ECOS 40(3): Book Review: The Wild Remedy

Emma Mitchell

Michael O’Mara Books, 2019, 192 pages
Hbk £14.99  ISBN: 9781789290424

 Review by Janet Mackinnon

“I understood at a very early age that in nature, I felt everything that I should feel in church but never did.” This quotation from the American novelist Alice Walker concludes an introduction to The Wild Remedy which provides the background to Emma Mitchell’s illustrated journal documenting nature through the seasons. Although Michell studied zoology at Cambridge, this book is very much a creative personal diary which combines her skills as an illustrator and designer-maker with those of a seasoned naturalist.

In significant respects the book follows in the traditions of creative nature writing and natural history illustration. The author acknowledges these skills, along with actual experience of field studies and the pleasures of being outside, as her inspirations. Michell’s aim is also to describe “how nature mends us” from the perspective of someone who experiences challenging mental health issues and she discusses recent scientific evidence from the emerging field of ecotherapy [1].

As its sub-title suggests, the book takes the form of a nature diary which starts in October and concludes the following September. Although Mitchell lives “at the edge of the Fens in Eastern England”, she informs readers that “the species I write about in this book are relatively common and many can be seen in urban parks”. Her intention is clearly to encourage more people to become naturalists and she provides a summary of key sightings of flora and fauna for each month by way of example. Some of these are later shown in her photographs and hand-drawn illustrations. Mitchell’s Instagram account (@silverpebble2) has over 100,000 followers and showcases her work, as does silverpebble.

The Wild Remedy is likely to appeal to readers who enjoy creative nature writing and take an interest in the relationship between the natural world and mental wellbeing. Mitchell’s greatest strength is her observational skills and she describes the ability to develop these through her work as therapeutic: “the beneficial effects of nature sightings and the time I spend recording what I have seen seem to be synergistic in some way”. However, this book is as much a deeply personal account of the experience, causes and consequences of serious depression as it is a nature diary; and whilst the author’s engagingly lyrical style will resonate strongly with some readers, others may feel that beyond the seasonal framework it lacks structural rigour. For instance, whilst the author cites some interesting current science, this is not comprehensively referenced and the bibliography is quite limited.

Notwithstanding theses caveats, The Wild Remedy is a beautifully presented book which combines life enriching description and a nature self-help programme. It may have particular appeal for those involved in the care and supervision of children and young people whether in a parental or professional role. Mitchell writes passionately about her experience of the Welsh coast and countryside as a child growing up in a northern English city. She also cites what is sometimes called Nature Deficit Disorder as an emerging problem, especially for children[2]. For readers wishing to delve deeper in this subject and the wider one of nature-based interventions for mental health, Natural England’s website might also be consulted [3].
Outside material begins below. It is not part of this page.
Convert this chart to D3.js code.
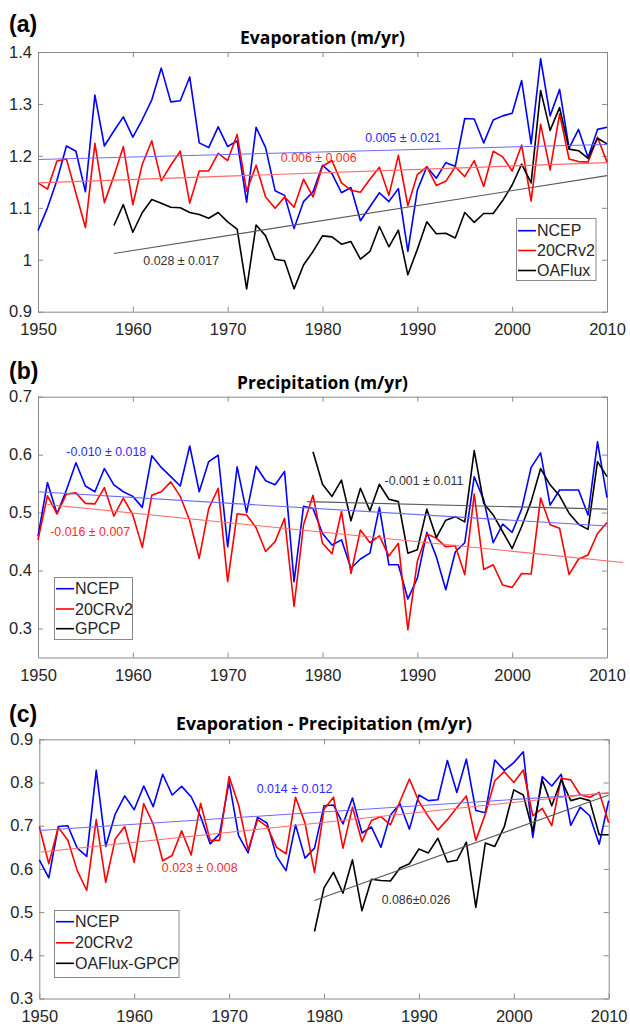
<!DOCTYPE html>
<html>
<head>
<meta charset="utf-8">
<script src="https://cdn.jsdelivr.net/npm/d3@7"></script>
<style>
  html, body { margin: 0; padding: 0; background: #fff; }
  svg { display: block; }
  .tick text { fill: #262626; }
</style>
</head>
<body>
<svg id="chart" width="630" height="1024"></svg>
<script>
// ---------------- DATA ----------------
const years = d3.range(1950, 2011);          // 1950..2010
const yearsOAFlux = d3.range(1958, 2011);    // 1958..2010
const yearsGPCP = d3.range(1979, 2011);      // 1979..2010
const xTicks = [1950, 1960, 1970, 1980, 1990, 2000, 2010];
const seriesNames = ["NCEP", "20CRv2"];

// (a) Evaporation (m/yr)
const evapNCEP = [1.056,1.10,1.153,1.219,1.209,1.131,1.317,1.219,1.248,1.275,
  1.236,1.27,1.308,1.369,1.304,1.306,1.352,1.225,1.216,1.256,
  1.218,1.229,1.111,1.255,1.216,1.133,1.124,1.06,1.112,1.131,
  1.182,1.166,1.129,1.139,1.075,1.102,1.129,1.112,1.137,1.016,
  1.134,1.179,1.157,1.187,1.18,1.272,1.271,1.225,1.269,1.277,
  1.282,1.345,1.223,1.387,1.277,1.328,1.215,1.251,1.197,1.251,1.255];
const evap20CR = [1.148,1.136,1.19,1.194,1.128,1.062,1.224,1.11,1.161,1.218,
  1.106,1.184,1.229,1.152,1.182,1.209,1.109,1.171,1.171,1.205,
  1.191,1.241,1.132,1.182,1.121,1.099,1.121,1.101,1.155,1.121,
  1.18,1.191,1.148,1.134,1.13,1.155,1.178,1.124,1.201,1.104,
  1.164,1.179,1.143,1.151,1.179,1.16,1.191,1.141,1.209,1.198,
  1.171,1.221,1.113,1.261,1.173,1.281,1.194,1.189,1.188,1.236,1.188];
const evapOAFlux = [1.066,1.106,1.053,1.091,1.116,1.109,1.101,1.1,1.091,1.087,
  1.08,1.091,1.073,1.059,0.944,1.067,1.046,1.001,0.998,0.944,
  0.99,1.016,1.046,1.044,1.03,1.035,1.001,1.016,1.064,1.025,
  1.057,0.971,1.02,1.073,1.05,1.051,1.042,1.091,1.072,1.089,
  1.089,1.114,1.144,1.184,1.148,1.326,1.249,1.293,1.213,1.21,
  1.195,1.234,1.223];
const evapTicks = [0.9, 1.0, 1.1, 1.2, 1.3, 1.4];
// trend lines: [startYear, startValue, endYear, endValue]
const evapTrendNCEP = [1950, 1.193, 2010, 1.222];
const evapTrend20CR = [1950, 1.148, 2010, 1.187];
const evapTrendOAFlux = [1958, 1.012, 2010, 1.162];
const evapTrendLabels = ["0.005 \u00b1 0.021", "0.006 \u00b1 0.006", "0.028 \u00b1 0.017"];

// (b) Precipitation (m/yr)
const precipNCEP = [0.459,0.552,0.498,0.539,0.586,0.546,0.536,0.576,0.548,0.536,
  0.528,0.509,0.598,0.578,0.562,0.546,0.615,0.536,0.588,0.599,
  0.441,0.579,0.5,0.58,0.555,0.548,0.571,0.381,0.511,0.507,
  0.464,0.444,0.453,0.404,0.42,0.43,0.509,0.41,0.41,0.351,
  0.387,0.466,0.424,0.367,0.432,0.448,0.562,0.522,0.448,0.48,
  0.466,0.506,0.578,0.603,0.513,0.539,0.539,0.539,0.496,0.622,0.526];
const precip20CR = [0.453,0.529,0.498,0.532,0.534,0.516,0.515,0.543,0.494,0.525,
  0.496,0.44,0.53,0.536,0.553,0.528,0.486,0.421,0.507,0.542,
  0.381,0.498,0.496,0.474,0.433,0.45,0.49,0.338,0.479,0.53,
  0.447,0.429,0.502,0.395,0.47,0.448,0.46,0.425,0.447,0.298,
  0.416,0.463,0.456,0.441,0.443,0.393,0.532,0.402,0.41,0.375,
  0.371,0.395,0.394,0.525,0.479,0.473,0.393,0.42,0.427,0.464,0.483];
const precipGPCP = [0.605,0.549,0.528,0.556,0.486,0.542,0.503,0.549,0.523,0.519,
  0.43,0.436,0.506,0.457,0.487,0.493,0.484,0.607,0.516,0.496,
  0.467,0.438,0.476,0.519,0.576,0.548,0.529,0.499,0.48,0.471,
  0.588,0.562];
const precipTicks = [0.3, 0.4, 0.5, 0.6, 0.7];
const precipTrendNCEP = [1950, 0.536, 2010, 0.477];
const precipTrend20CR = [1951, 0.514, 2011.7, 0.414];
const precipTrendGPCP = [1978.4, 0.519, 2010, 0.506];
const precipTrendLabels = ["-0.010 \u00b1 0.018", "-0.016 \u00b1 0.007", "-0.001 \u00b1 0.011"];

// (c) Evaporation - Precipitation (m/yr)
const empNCEP = [0.621,0.579,0.698,0.7,0.648,0.629,0.828,0.652,0.727,0.769,
  0.737,0.792,0.744,0.819,0.771,0.791,0.767,0.721,0.658,0.681,
  0.802,0.677,0.637,0.72,0.706,0.629,0.596,0.702,0.625,0.648,
  0.746,0.748,0.704,0.764,0.683,0.697,0.65,0.725,0.751,0.692,
  0.771,0.758,0.76,0.851,0.777,0.854,0.735,0.73,0.852,0.828,
  0.846,0.871,0.673,0.814,0.792,0.819,0.701,0.743,0.723,0.657,0.758];
const emp20CR = [0.698,0.612,0.696,0.667,0.596,0.55,0.714,0.569,0.669,0.698,
  0.615,0.751,0.704,0.619,0.631,0.688,0.632,0.752,0.666,0.666,
  0.814,0.748,0.644,0.714,0.698,0.65,0.635,0.766,0.706,0.592,
  0.738,0.766,0.648,0.743,0.663,0.712,0.721,0.702,0.756,0.808,
  0.756,0.721,0.69,0.714,0.742,0.769,0.666,0.727,0.804,0.825,
  0.8,0.829,0.723,0.74,0.7,0.81,0.806,0.771,0.766,0.777,0.707];
const empOAFluxGPCP = [0.455,0.556,0.592,0.544,0.621,0.503,0.576,0.573,0.572,0.602,
  0.612,0.646,0.637,0.671,0.616,0.62,0.662,0.511,0.66,0.652,
  0.698,0.783,0.771,0.687,0.806,0.746,0.806,0.758,0.764,0.758,
  0.679,0.679];
const empTicks = [0.3, 0.4, 0.5, 0.6, 0.7, 0.8, 0.9];
const empTrendNCEP = [1950, 0.689, 2010, 0.775];
const empTrend20CR = [1950.2, 0.639, 2010, 0.777];
const empTrendOAFluxGPCP = [1979, 0.527, 2010, 0.771];
const empTrendLabels = ["0.014 \u00b1 0.012", "0.023 \u00b1 0.008", "0.086\u00b10.026"];

// ---------------- STYLE / LAYOUT ----------------
const COLORS = { blue: "#0000ff", red: "#ff0000", black: "#000000" };
const TREND = { blue: "#6a6aff", red: "#ff6a6a", black: "#5a5a5a" };
const NOTE = { blue: "#2a2aff", red: "#ff2a2a", black: "#333333" };
const FONT = "'Liberation Sans', Arial, Helvetica, sans-serif";
const TITLEFONT = "'Open Sans', 'DejaVu Sans', sans-serif";

const svg = d3.select("#chart");

const panels = [
  {
    label: "(a)", labelY: 32, title: "Evaporation (m/yr)", titleY: 44, titleW: 165,
    x0: 38, x1: 607, yTop: 52, yBot: 311.7, domain: [0.9, 1.4], ticks: evapTicks,
    fmt: d => d === 1 ? "1" : d3.format(".1f")(d),
    series: [
      { yrs: years, vals: evapNCEP, c: "blue", name: seriesNames[0] },
      { yrs: years, vals: evap20CR, c: "red", name: seriesNames[1] },
      { yrs: yearsOAFlux, vals: evapOAFlux, c: "black", name: "OAFlux" }
    ],
    trends: [evapTrendNCEP, evapTrend20CR, evapTrendOAFlux],
    notes: [
      { t: evapTrendLabels[0], yr: 1988.5, v: 1.234, c: "blue" },
      { t: evapTrendLabels[1], yr: 1979.6, v: 1.196, c: "red" },
      { t: evapTrendLabels[2], yr: 1965.1, v: 0.998, c: "black" }
    ],
    legend: { x: 516.5, y: 218.5, w: 79.5, h: 62, rowY: [230.7, 250.5, 270.5] }
  },
  {
    label: "(b)", labelY: 379, title: "Precipitation (m/yr)", titleY: 388.5, titleW: 171,
    x0: 38, x1: 607, yTop: 396.7, yBot: 657.5, domain: [0.25, 0.7], ticks: precipTicks,
    fmt: d3.format(".1f"),
    series: [
      { yrs: years, vals: precipNCEP, c: "blue", name: seriesNames[0] },
      { yrs: years, vals: precip20CR, c: "red", name: seriesNames[1] },
      { yrs: yearsGPCP, vals: precipGPCP, c: "black", name: "GPCP" }
    ],
    trends: [precipTrendNCEP, precipTrend20CR, precipTrendGPCP],
    notes: [
      { t: precipTrendLabels[0], yr: 1957.2, v: 0.605, c: "blue" },
      { t: precipTrendLabels[1], yr: 1955.5, v: 0.467, c: "red" },
      { t: precipTrendLabels[2], yr: 1990.7, v: 0.555, c: "black" }
    ],
    legend: { x: 54.5, y: 577.5, w: 78, h: 62, rowY: [588.7, 609, 628.7] }
  },
  {
    label: "(c)", labelY: 721.5, title: "Evaporation - Precipitation (m/yr)", titleY: 730, titleW: 296,
    x0: 39.3, x1: 608.7, yTop: 739.3, yBot: 998.5, domain: [0.3, 0.9], ticks: empTicks,
    fmt: d3.format(".1f"),
    series: [
      { yrs: years, vals: empNCEP, c: "blue", name: seriesNames[0] },
      { yrs: years, vals: emp20CR, c: "red", name: seriesNames[1] },
      { yrs: yearsGPCP, vals: empOAFluxGPCP, c: "black", name: "OAFlux-GPCP" }
    ],
    trends: [empTrendNCEP, empTrend20CR, empTrendOAFluxGPCP],
    notes: [
      { t: empTrendLabels[0], yr: 1976.9, v: 0.785, c: "blue" },
      { t: empTrendLabels[1], yr: 1966.9, v: 0.603, c: "red" },
      { t: empTrendLabels[2], yr: 1989.7, v: 0.527, c: "black" }
    ],
    legend: { x: 54.5, y: 910.5, w: 124.5, h: 67, rowY: [921.7, 942.8, 963.3] }
  }
];

const trendColors = ["blue", "red", "black"];

panels.forEach(p => {
  const g = svg.append("g");
  const x = d3.scaleLinear().domain([1950, 2010]).range([p.x0, p.x1]);
  const y = d3.scaleLinear().domain(p.domain).range([p.yBot, p.yTop]);

  // panel label
  g.append("text").attr("x", 9).attr("y", p.labelY)
    .attr("font-family", FONT).attr("font-weight", "bold").attr("font-size", 23)
    .attr("fill", "#000").text(p.label);

  // title, scaled to the measured width
  const title = g.append("text").attr("x", (p.x0 + p.x1) / 2).attr("y", p.titleY)
    .attr("text-anchor", "middle").attr("font-family", TITLEFONT).attr("font-weight", "bold")
    .attr("font-size", 15).attr("fill", "#000").text(p.title);
  const tw = title.node().getComputedTextLength();
  if (tw > 0) title.attr("font-size", 15 * p.titleW / tw);

  // axes
  const axB = d3.axisBottom(x).tickValues(xTicks).tickFormat(d3.format("d"))
    .tickSizeInner(-5).tickSizeOuter(0).tickPadding(12);
  const axT = d3.axisTop(x).tickValues(xTicks).tickFormat("")
    .tickSizeInner(-5).tickSizeOuter(0);
  const axL = d3.axisLeft(y).tickValues(p.ticks).tickFormat(p.fmt)
    .tickSizeInner(-5).tickSizeOuter(0).tickPadding(6);
  const axR = d3.axisRight(y).tickValues(p.ticks).tickFormat("")
    .tickSizeInner(-5).tickSizeOuter(0);

  const styleAxis = sel => {
    sel.selectAll("path.domain").attr("stroke", "#8a8a8a").attr("stroke-width", 1);
    sel.selectAll(".tick line").attr("stroke", "#8a8a8a").attr("stroke-width", 1);
    sel.selectAll(".tick text").attr("font-family", FONT).attr("font-size", 16.5).attr("fill", "#262626");
    sel.attr("font-family", null).attr("font-size", null);
  };
  g.append("g").attr("transform", `translate(0,${p.yBot})`).call(axB).call(styleAxis);
  g.append("g").attr("transform", `translate(0,${p.yTop})`).call(axT).call(styleAxis);
  g.append("g").attr("transform", `translate(${p.x0},0)`).call(axL).call(styleAxis);
  g.append("g").attr("transform", `translate(${p.x1},0)`).call(axR).call(styleAxis);

  // data lines
  const line = d3.line().x(d => x(d[0])).y(d => y(d[1]));
  p.series.forEach(s => {
    const pts = s.yrs.map((yr, i) => [yr, s.vals[i]]);
    g.append("path").datum(pts).attr("d", line)
      .attr("fill", "none").attr("stroke", COLORS[s.c]).attr("stroke-width", 1.6)
      .attr("stroke-linejoin", "round");
  });

  // trend lines
  p.trends.forEach((t, i) => {
    g.append("line")
      .attr("x1", x(t[0])).attr("y1", y(t[1]))
      .attr("x2", x(t[2])).attr("y2", y(t[3]))
      .attr("stroke", TREND[trendColors[i]]).attr("stroke-width", 1.1);
  });

  // trend annotations
  p.notes.forEach(n => {
    g.append("text").attr("x", x(n.yr)).attr("y", y(n.v))
      .attr("text-anchor", "middle").attr("dominant-baseline", "central")
      .attr("font-family", FONT).attr("font-size", 12.4)
      .attr("fill", NOTE[n.c]).text(n.t);
  });

  // legend
  const L = p.legend;
  const lg = g.append("g");
  lg.append("rect").attr("x", L.x).attr("y", L.y).attr("width", L.w).attr("height", L.h)
    .attr("fill", "#fff").attr("stroke", "#8a8a8a").attr("stroke-width", 1);
  p.series.forEach((s, i) => {
    lg.append("line").attr("x1", L.x + 1.5).attr("x2", L.x + 19.5)
      .attr("y1", L.rowY[i]).attr("y2", L.rowY[i])
      .attr("stroke", COLORS[s.c]).attr("stroke-width", 1.6);
    lg.append("text").attr("x", L.x + 20.5).attr("y", L.rowY[i])
      .attr("dominant-baseline", "central")
      .attr("font-family", FONT).attr("font-size", 16).attr("fill", "#262626").text(s.name);
  });
});
</script>
</body>
</html>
Both The Wild Remedy and Making Winter, which Mitchell describes as a book about “the benefits to mental health of time spent in creative activity”, have received widespread favourable reviews. The synergy between her skills as naturalist and craftswoman, as well as her ability to engage with a large audience through social media and workshops, are key to the success of her approach. This also provides Mitchell’s followers with practical encouragement to engage with the natural world and their own personal creativity. In setting out to empower people in this way, she is perhaps more purposeful than some conventional broadcasters on wildlife and culture whose following is less participatory.

References

1. Hinds, Joe and Jordan, Martin (Editors) 2019. Ecotherapy: Theory, Research and Practice. Macmillan  https://www.macmillanihe.com/page/detail/Ecotherapy/?K=9781137486875

2. Nature deficit disorder https://en.wikipedia.org/wiki/Nature_deficit_disorder

3. Natural England, 2017/2016. Good Practice in Social Prescribing for Mental Health: the role of nature-based interventions and A Review of Nature-based Interventions for Mental Health  http://publications.naturalengland.org.uk/publication/5134438692814848  

Cite:

Mackinnon, Janet “ECOS 40(3): Book Review: The Wild Remedy” ECOS vol. 40(3), 2019, British Association of Nature Conservationists, www.ecos.org.uk/ecos-403-book-review-the-wild-remedy/.